« The Silver Screen - Color Me Lavender | Main | Time Out of Mind »

July 20, 2022

Film Noir - The Dark Side of Cinema VIII

street of chance.jpg
Street of Chance
Jack Hively - 1942

Enter Arsene Lupin
Ford Beebe - 1944

Irving Pichel - 1946
KL Studio Classics BD Region A three-disc set

Anybody who has looked at any of the previous Film Noir sets should know by now that not all of the films included may pass the purity test. Of the three film here, only Street of Chance can really be considered film noir, while Temptation has some noir elements. Enter Arsene Lupin is in no way film noir, but it is also the most entertaining of the three here. The directors can be best described as journeymen, with Irving Pichel occasionally having been assigned a few minor A films. The casts here are a mostly assemblage of lower tier leads and some beloved character actors. Perhaps not so coincidentally, all three films have actors whose careers were disrupted by the Hollywood blacklist that began in the late 1940s.

Street of Chance begins in a fictionalized New York City where no one is given notice that there is work being done on the exterior of an otherwise vacant apartment building. Burgess Meredith gets knocked on the head by a very large piece of debris and wakes up with amnesia. Not only is he not sure who he is, but he has no idea why why the intimidating Sheldon Leonard is chasing after him. Even worse is when he finds out he is involved with a murder though he is certain he never killed anyone. The story is from Cornell Woolrich, whose characters usually stumble into situations they can not always get out of. Jack Hively has brief career as a director of modestly budgeted theatrical films before doing some second unit work and assignments on various television series. Stylization comes in the form of several overhead crane shots. Jerome Cowan is on hand to provide some villainy as the heir to a family fortune.

Jason Ney's commentary track includes discussion on the use of amnesia as a film noir plot device, and how the film differs from the novel by Woolrich. Also of interest is the history of how the film was distributed, as a second feature in urban areas, but as a stand alone feature in rural areas where many of the theaters were independently owned and operated and play dates were often two or three days.

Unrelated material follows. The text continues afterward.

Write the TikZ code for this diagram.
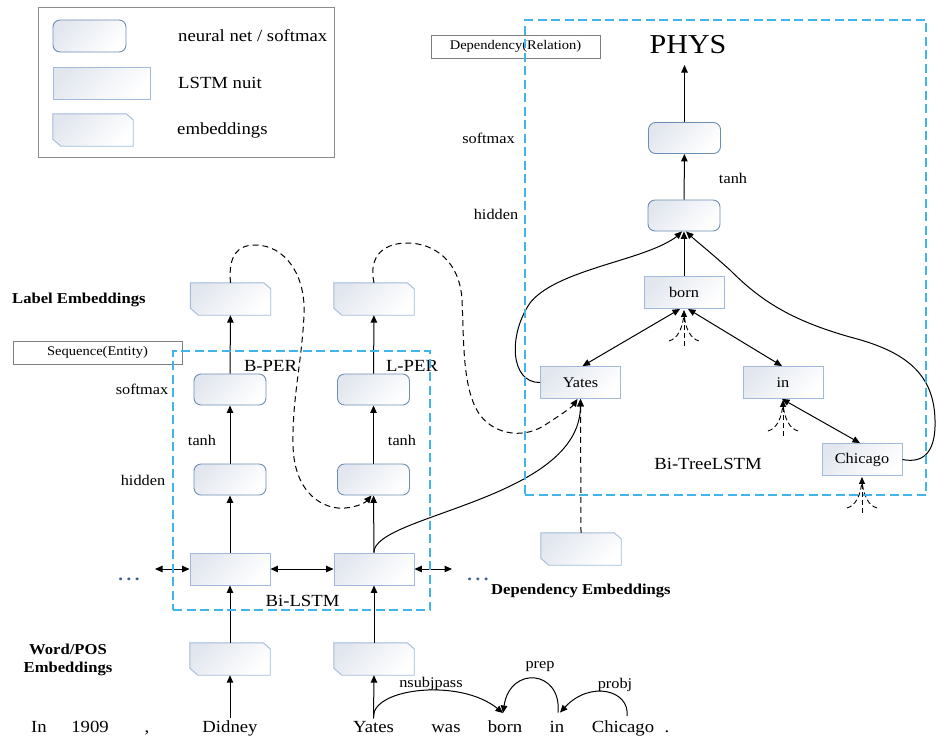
\documentclass[tikz,border=0pt]{standalone}
\usepackage{fontspec}
\setmainfont{Liberation Serif}[FakeStretch=1.1]
\usetikzlibrary{arrows.meta}

\definecolor{nnedge}{HTML}{6E8DB5}
\definecolor{lstmedge}{HTML}{A2BADA}
\definecolor{fillgray}{HTML}{E2E7EF}
\definecolor{regionblue}{HTML}{41B4EE}
\definecolor{taggray}{HTML}{7F7F7F}
\definecolor{framegray}{HTML}{8C8C8C}
\definecolor{dotblue}{HTML}{3C5F8F}

\newcommand\fsBig{\fontsize{17}{20}\selectfont}
\newcommand\fsMid{\fontsize{14.8}{17}\selectfont}
\newcommand\fsSmall{\fontsize{13.2}{15}\selectfont}
\newcommand\fsBold{\fontsize{15.1}{17.5}\selectfont\bfseries}

\tikzset{
  gradfill/.style={top color=fillgray, bottom color=white, shading angle=45},
  nnbox/.style={rectangle, rounded corners=7pt, draw=nnedge, line width=0.9pt,
    gradfill, minimum width=72pt, minimum height=31pt, inner sep=0pt},
  lstmbox/.style={rectangle, draw=lstmedge, line width=0.9pt, gradfill,
    minimum width=80pt, minimum height=32pt, inner sep=0pt, font=\fsMid},
  embanchor/.style={rectangle, minimum width=80pt, minimum height=32pt, inner sep=0pt},
  embedge/.style={draw=lstmedge, line width=0.9pt, gradfill},
  tagbox/.style={rectangle, draw=taggray, fill=white, line width=0.8pt, font=\fsSmall, inner sep=0pt},
  legendframe/.style={rectangle, draw=framegray, line width=0.9pt, inner sep=0pt},
  region/.style={draw=regionblue, line width=1.2pt, dash pattern=on 9pt off 4.5pt, inner sep=0pt},
  lbl/.style={font=\fsMid, inner sep=1pt},
  biglbl/.style={font=\fsBig, inner sep=1pt},
  boldlbl/.style={font=\fsBold, inner sep=1pt},
  word/.style={font=\fsBig, inner sep=2pt, anchor=base},
  dots/.style={text=dotblue, font=\fsBig\bfseries, inner sep=0pt, anchor=base},
  arr/.style={-{Triangle[length=7.5pt,width=6.5pt]}, line width=1pt},
  darr/.style={{Triangle[length=7.5pt,width=6.5pt]}-{Triangle[length=7.5pt,width=6.5pt]}, line width=1pt},
  dline/.style={line width=1pt, dash pattern=on 6pt off 4pt},
  dasharr/.style={arr, dash pattern=on 6pt off 4pt},
  fan/.pic={
    \draw[line width=0.9pt, dash pattern=on 5pt off 3pt] (-15,32) .. controls (-7,30) and (-1,20) .. (0,4);
    \draw[line width=0.9pt, dash pattern=on 5pt off 3pt] (15,32) .. controls (7,30) and (1,20) .. (0,4);
    \draw[line width=0.9pt, dash pattern=on 5pt off 3pt, -{Triangle[length=7pt,width=6pt]}] (0,37) -- (0,1);
  }
}

% embedding block: a named box with its top-right and bottom-left corners cut off
\newcommand\embnode[2]{%
  \node[embanchor] (#1) at (#2) {};
  \path[embedge] (#1.north west) -- ([xshift=-7pt]#1.north east)
    -- ([yshift=-6pt]#1.north east) -- (#1.south east)
    -- ([xshift=8pt]#1.south west) -- ([yshift=7pt]#1.south west) -- cycle;
}

\begin{document}
\begin{tikzpicture}[x=1pt,y=-1pt]
\useasboundingbox (0,0) rectangle (936,740);

% ---------- key ----------
\node[legendframe, minimum width=296pt, minimum height=150pt] (legend) at (186,82) {};
\node[nnbox, minimum width=73pt, minimum height=32pt] (keynn) at (89.5,36) {};
\node[lstmbox, minimum width=97pt] (keylstm) at (101.5,83) {};
\embnode{keyemb}{93,130}
\node[biglbl, anchor=west] (keynntxt) at (177,36) {neural net / softmax};
\node[biglbl, anchor=west] (keylstmtxt) at (177,83) {LSTM nuit};
\node[biglbl, anchor=west] (keyembtxt) at (176,130) {embeddings};

% ---------- side captions ----------
\node[boldlbl, anchor=west] (labemb) at (11,300) {Label Embeddings};
\node[boldlbl, align=center] (wordpos) at (68,660) {Word/POS\\Embeddings};
\node[boldlbl, anchor=west] (depembtxt) at (490,591) {Dependency Embeddings};
\node[tagbox, minimum width=169pt, minimum height=23pt] (seqtag) at (97.5,352.5) {Sequence(Entity)};
\node[tagbox, minimum width=169pt, minimum height=23pt] (reltag) at (515.5,46.5) {Dependency(Relation)};

% ---------- sequence layer ----------
\embnode{lab1}{230.5,299}
\embnode{lab2}{374,299}
\node[nnbox] (sm1) at (230,389.5) {};
\node[nnbox] (sm2) at (373.5,389.5) {};
\node[nnbox] (hid1) at (230,479.5) {};
\node[nnbox] (hid2) at (373.5,479.5) {};
\node[lstmbox] (lstm1) at (230,569) {};
\node[lstmbox] (lstm2) at (374,569) {};
\embnode{emb1}{230,659}
\embnode{emb2}{374,659}

\node[lbl] (smtxt1) at (142,389) {softmax};
\node[lbl] (hidtxt1) at (143,480) {hidden};
\node[lbl] (tanh1) at (202,440) {tanh};
\node[lbl] (tanh2) at (402,440) {tanh};
\node[biglbl] (bper) at (270.5,366) {B-PER};
\node[biglbl] (lper) at (412,366) {L-PER};
\node[biglbl] (bilstm) at (302.5,601) {Bi-LSTM};
\node[dots] (ldots) at (129,580) {.\hspace{3.5pt}.\hspace{3.5pt}.};
\node[dots] (rdots) at (478,580) {.\hspace{3.5pt}.\hspace{3.5pt}.};
\coordinate (lfree) at (155,569);
\coordinate (rfree) at (452,569);

% ---------- tree layer ----------
\embnode{depemb}{581,549}
\node[nnbox] (sm3) at (684.5,138) {};
\node[nnbox] (hid3) at (684,215.5) {};
\node[lstmbox] (born) at (684,292.5) {born};
\node[lstmbox] (yates) at (580.5,382.5) {Yates};
\node[lstmbox] (inw) at (783,382.5) {in};
\node[lstmbox] (chicago) at (862,459.5) {Chicago};
\node[font=\fontsize{27.3}{30}\selectfont, inner sep=0pt] (phys) at (688,45) {PHYS};
\node[lbl] (smtxt3) at (488.5,138) {softmax};
\node[lbl] (hidtxt3) at (496,214) {hidden};
\node[lbl] (tanh3) at (733,178) {tanh};
\node[biglbl] (bitree) at (708,464) {Bi-TreeLSTM};

% ---------- sentence ----------
\node[word] (wIn) at (39,732) {In};
\node[word] (w1909) at (90,732) {1909};
\node[word] (wcomma) at (147,732) {,};
\node[word] (wdid) at (230,732) {Didney};
\node[word] (wyates) at (373.5,732) {Yates};
\node[word] (wwas) at (446,732) {was};
\node[word] (wborn) at (505,732) {born};
\node[word] (win) at (557,732) {in};
\node[word] (wchicago) at (623,732) {Chicago};
\node[word] (wdot) at (667,732) {.};
\node[lbl] (nsubj) at (431,684) {nsubjpass};
\node[lbl] (prep) at (540,667) {prep};
\node[lbl] (probj) at (615,685) {probj};

% ---------- connectors: sequence layer ----------
\draw[arr] (wdid.north) -- (emb1.south);
\draw[arr] (wyates.north) -- (emb2.south);
\draw[arr] (emb1) -- (lstm1);
\draw[arr] (emb2) -- (lstm2);
\draw[arr] (lstm1) -- (hid1);
\draw[arr] (lstm2) -- (hid2);
\draw[arr] (hid1) -- (sm1);
\draw[arr] (hid2) -- (sm2);
\draw[arr] (sm1) -- (lab1);
\draw[arr] (sm2) -- (lab2);
\draw[darr] (lfree) -- (lstm1.west);
\draw[darr] (lstm1.east) -- (lstm2.west);
\draw[darr] (lstm2.east) -- (rfree);

% label feedback loops
\draw[dline, -{Triangle[length=7.5pt,width=6.5pt]}] (lab1.north)
  .. controls (228,255) and (238,245) .. (255,245)
  .. controls (285,245) and (306,275) .. (304,315)
  .. controls (302,360) and (292,400) .. (293,445)
  .. controls (294,495) and (325,510) .. (345,508)
  .. controls (358,507) and (366,502) .. ([xshift=-2pt]hid2.south);
\draw[dline, -{Triangle[length=7.5pt,width=6.5pt]}] (lab2.north)
  .. controls (368,255) and (385,243) .. (407,243)
  .. controls (435,243) and (460,262) .. (462,300)
  .. controls (464,340) and (462,390) .. (480,415)
  .. controls (495,435) and (525,440) .. (548,423)
  .. controls (562,414) and (572,407) .. ([xshift=-3pt]yates.south);

% sequence output into the tree
\draw[arr] (lstm2.north) .. controls (373,515) and (580,500) .. (yates.south);
\draw[dasharr] (depemb.north) -- (yates.south);

% ---------- connectors: tree layer ----------
\draw[arr] (hid3) -- (sm3);
\draw[arr] (sm3.north) -- ++(0,-57);
\draw[arr] (born) -- (hid3);
\draw[arr] (yates.west)
  .. controls (510,383) and (508,335) .. (530,303)
  .. controls (550,277) and (610,265) .. (645,252)
  .. controls (665,245) and (675,238) .. ([xshift=-2pt]hid3.south);
\draw[arr] (chicago.east)
  .. controls (925,464) and (936,450) .. (935,420)
  .. controls (934,370) and (900,350) .. (850,337)
  .. controls (790,320) and (760,300) .. (730,270)
  .. controls (710,252) and (695,240) .. ([xshift=2pt]hid3.south);
\draw[darr] ([xshift=-4pt]born.south) -- ([xshift=2pt]yates.north);
\draw[darr] ([xshift=4pt]born.south) -- ([xshift=-1pt]inw.north);
\draw[darr] ([xshift=-1pt]inw.south) -- ([xshift=-2pt]chicago.north);
\pic at (born.south) {fan};
\pic at (inw.south) {fan};
\pic at (chicago.south) {fan};

% ---------- dependency arcs ----------
\draw[arr] ([yshift=2pt]wyates.north) .. controls (373,688) and (460,678) .. ([xshift=-2pt,yshift=5pt]wborn.north);
\draw[arr] ([xshift=1pt,yshift=6pt]win.north) .. controls (562,670) and (510,665) .. ([xshift=-2pt,yshift=5pt]wborn.north);
\draw[arr] ([xshift=4pt,yshift=2pt]wchicago.north) .. controls (630,690) and (590,680) .. ([xshift=3pt,yshift=6pt]win.north);

% ---------- dashed regions ----------
\node[region, minimum width=257pt, minimum height=259pt] (seqregion) at (301.5,480.5) {};
\node[region, minimum width=401pt, minimum height=475pt] (treeregion) at (725.5,257.5) {};
\end{tikzpicture}
\end{document}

Enter Arsene Lupin is hardly film noir but it is a lot of fun. So many versions of the gentleman thief. The most recent version is a French mini-series with the charismatic Omar Sy. In this film, the title role is taken by Charles Korvin, a Hungarian actor who appears to have been Universal's answer to Paul Henreid, the romantic European lover. Ella Raines is the Greek heiress with the emerald coveted by both Lupin and her bankrupt relatives. And my expectations were low coming in on this one because all I knew of director Ford Beebe was his work on a couple of "Flash Gordon" serials. The screenplay was by Bertram Milhauser who wrote several of the Basil Rathbone Sherlock Holmes films, with cinematography by Hal Mohr. So we have solid craftsmanship and some witty banter, aided in no small way by J. Carrol Naish as the flustered French cop chasing Lupin, Gale Sondergaard as Raines' aunt, and George Dolenz (father of a Monkee) as Lupin's partner in crime.

Historian Anthony Slide is engaging in covering the literary and cinematic history of Lupin. An amusing part of his commentary track is pointing out the non-English locations and bad accents of some of the supporting cast. Enter Arsene Lupin reportedly was only seen as a second feature at the time of its release, which got dismissive reviews. Slide briefly digresses into his research on the correct pronunciation of Ford Beebe's last name. Conspicuously, there is no clear identification about when the film takes place, although World War II is neither seen nor heard.

Temptation was the fourth film version of a 1909 novel about romantic intrigue in Egypt in 1900. Unlike the other two films in this collection, it was an A film, albeit produced with a smaller budget by the independent studio, International, just prior to their merger with Universal. This version has noir elements that were not part of the earlier films. Merle Oberon plays a widow of a certain age who decides Egyptologist George Brent will be able to support her in the style to which she is accustomed. While Brent is off on an archaeological expedition, Oberon, bored in her palatial Cairo villa, begins an affair with Egyptian playboy Charles Korvin. There is a plot to murder Brent, and concerns of a curse when a pharaoh's tomb is uncovered. Along for the ride is Paul Lukas as Brent's best friend, a doctor named Meyer Isaacson who makes a joke about his ancestors having built the pyramids, part of the Hollywood tradition of being Jewish without actually stating you are Jewish. Oberon's husband, Lucien Ballard, was the cinematographer, notable as he created special lighting for Oberon to disguise some post-accident facial flaws.

Kelly Robinson's commentary track reviews the history of the source novel as well as the four film versions.